Every year, whether intentionally or not, minor league free agents end up being a big part of the Orioles' plans. Whether it's the major league veterans they bring in on spring training invites or the breakout minor league depth pieces that fill in the gaps of their farm system and make the affiliates more competitive, these names end up playing a sizable role in what they do.
So it's with that in mind that the annual release of the massive list of minor league free agents by Baseball America is of interest to the Orioles. With Branden Kline added to the 40-man roster last week and a bigger group including Arizona Fall League participants Chris Lee and Martin Cervenka re-signed in September, the Orioles’ own list was relatively thin. Notable names include injured outfielder-turned-pitcher Dariel Álvarez and left-hander Ryan O'Rourke, plus Double-A slugger Aderlin Rodriguez.
But in their rebuilding position — and with a pretty unbalanced organizational depth chart that's light on infielders and catchers, heavy on outfielders and can use some high-minors starters to allow for a more measured development path for the host of promising pitchers at Double-A and below — the Orioles can sell the minor league free agents from the other 29 teams on opportunity.
Here's a handful of players who jumped out as possible fits for the Orioles.
Infielder Dilson Herrera
The Orioles do their fair share of cycling through infielders who have washed out elsewhere, but turning 25 in March, Herrera is on the younger side of that. A career .295 minor league hitter, the longtime New York Mets farmhand got a shot in the majors with the Cincinnati Reds this year but hit .184. His defense is more limited to second base at this point, but someone with Herrera's minor league track record and plate discipline could be good Triple-A depth in an organization lacking it.
Right-hander Justin Haley
A Rule 5 draft pick in 2016, Haley has a strong track record as a minor league starter but hasn't cut it so far as a reliever in the majors.
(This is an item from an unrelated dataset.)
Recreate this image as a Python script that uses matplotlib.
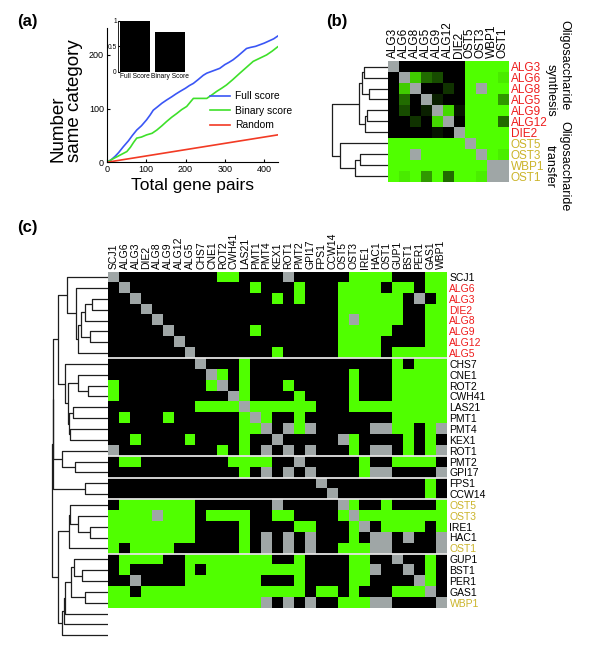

With a downhill fastball that sits 89-92 mph and fringy secondaries, it's a back-end starter profile, but the Orioles have a dearth between their Double-A prospects and the starters who graduated into the rotation this year. At 27, he can be easy depth.
Right-hander Taylor Guerrieri
The 2011 first-round draft pick of the Tampa Bay Rays who spent most of his minor league career on top prospect lists, Guerrieri hasn't been the same since an elbow injury in 2017. He posted a 5.18 ERA in 2018, mostly out of the bullpen for the Toronto Blue Jays’ Triple-A affiliate this year before finishing with a 4.66 ERA over nine appearances in his first major league stint. He doesn't miss many bats, but with his pedigree in the Rays organization and relative youth at age 26 on Opening Day, this is the type of chance the Orioles should take.
Right-hander Willy Ortiz
Another Rays product, a 23-year-old right-hander in Ortiz, is on the market despite a strong track record in the low minors. He hasn't pitched much and topped out at High-A Charlotte, but Ortiz works with a mid-90s fastball and a pair of fringy secondary pitches, and has a 3.26 minor league ERA. There's a place for that in this system.
Infielder Randy Cesar
A late bloomer who didn't make it to full-season ball until his fifth minor league season, Cesar enters minor league free agency having hit .296 with a .777 OPS and 37 extra-base hits at Double-A and creeping into some top prospect rankings in the Houston Astros system. His defense at third base isn't terribly strong, but at age 24 next spring, he could benefit from a change of scenery.
Left-hander Angel Perdomo
Signed in the same Blue Jays international class that yielded Orioles right-hander Miguel Castro, Perdomo has been on quite a different developmental track. He has the same mid-90s fastball, tall frame and three-pitch mix, but Perdomo features massive minor league strikeout numbers with command problems. He'll be 24 on Opening Day and has never pitched above High-A, but the Orioles have a better-than-you'd-think track record of harnessing such arms in the high minors.
Infielder Christian Colón
A former first-round pick of the Kansas City Royals, Colón has hit for average and walked his fair share in the minors but never hit much in the majors. At 29, there's not a ton of upside, but the Orioles can use infield defenders with the ability to run. Perhaps he can fill a need.
Right-hander Chi Chi González
González, who turns 27 in January, worked his way back from Tommy John elbow reconstruction surgery in 2018 and is looking for a fresh start after spending his entire career in the Texas Rangers organization. He had plenty of success in his major league debut season in 2015, but hasn't had the chance to shine since. His first-round pedigree and renewed health could earn him a shot wherever he wants, and the Orioles should give it a look, too.